Shortly before 9am the press group I'd been out with only a few hours before assembled grumpily and reluctantly in the hotel lobby. As the hungover and bewildered slowly appeared, I began telling them the news.
At first none believed me (a stunning endorsement, I thought, of my communication skills), but as we arrived at the IFA the mood changed, in particular as the journalists caught the news for themselves on the banks of brand new TV sets throughout the exhibition halls.
During one bizarre moment that morning, when the writers were meant to be interviewing a senior Philips executive (Frans van Houten, now the company's CEO), he became the inquisitor, asking the press how they were doing.
By that Sunday lunchtime we were all ready to leave. It had been a long IFA anyway, but the overnight news just made it odd. On the plane, and in a business class cabin exclusively ours, the British Airways attendant handed out free copies of the Sunday Times.
The paper had gone to press long before the day's stunning news had beome public, and yet every single section appeared to feature something about Diana, her sons or the royals in general. Even the Personal Finance section carried an unfortunately prescient story about William and Harry's future financial security. The Sunday Times' technology correspondent, a member of our party, endured some ribbing over that, typical of journalists' black humour.
It wasn't, however, until we landed at Heathrow that it truly dawned that something big had happened. It may sound disrespectful, but we had been enclosed in a bubble of technology and laddish jocularity, disconnecting us from anything else.
As we waited for our luggage to appear, various members of our party disappeared to call home using payphones (yes, back then not everyone had a mobile phone), returning in varying states of shock: "My mum's in pieces - she's been round at my girlfriend's all morning. They're both hysterical" was a common report.

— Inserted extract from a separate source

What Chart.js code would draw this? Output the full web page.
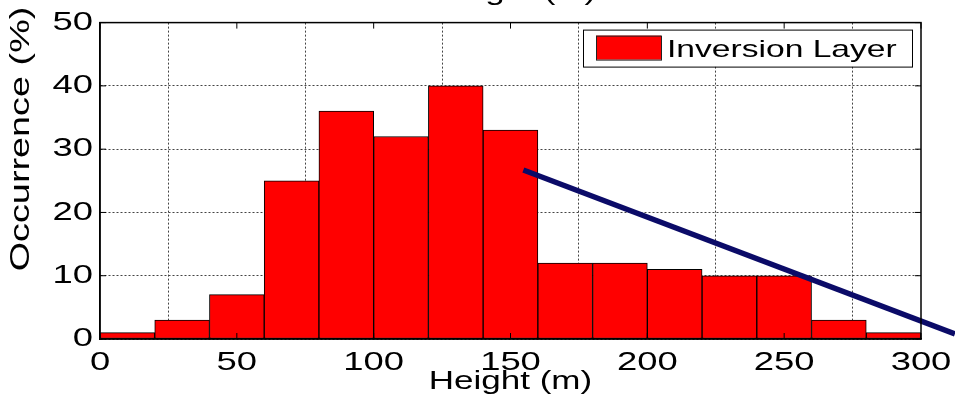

The next day I drove through Westminster. The entire area around Buckingham Palace was carpeted by flowers and zombified, tearful people walking in no particular direction, still stunned by the 24 hour-old news.
Like 9/11, it is still a stunning event now. Mercifully, however, the media obsession with Diana has evaporated over the past 15 years. Her boys have grown up, mostly, and are finding their own ways to both shun the spotlight and attract it. She'd be proud. Even of strip billiards.
I could never call myself a fan of Diana - I'm not that big a fan of the royals - but she carried an undoubted movie star aura that I appreciated. The carpet of people I saw covering Westminster that Monday morning certainly lent itself to Tony Blair's "People's Princess" soundbite.
But I couldn't help but feeling that the Diana Mania led to her tragic demise, that her picture was considered such currency in media outlets in just about every corner of the earth that photographers could pursue her to, literally, the very end.
Now I live in Paris, and frequently pass through or near the Place de l'Alma underpass where the fatal accident took place, I find it impossible not to think back to that surreal night in Berlin, and the events that would lead to a worldwide media phenomenon to reach such a tragic crescendo.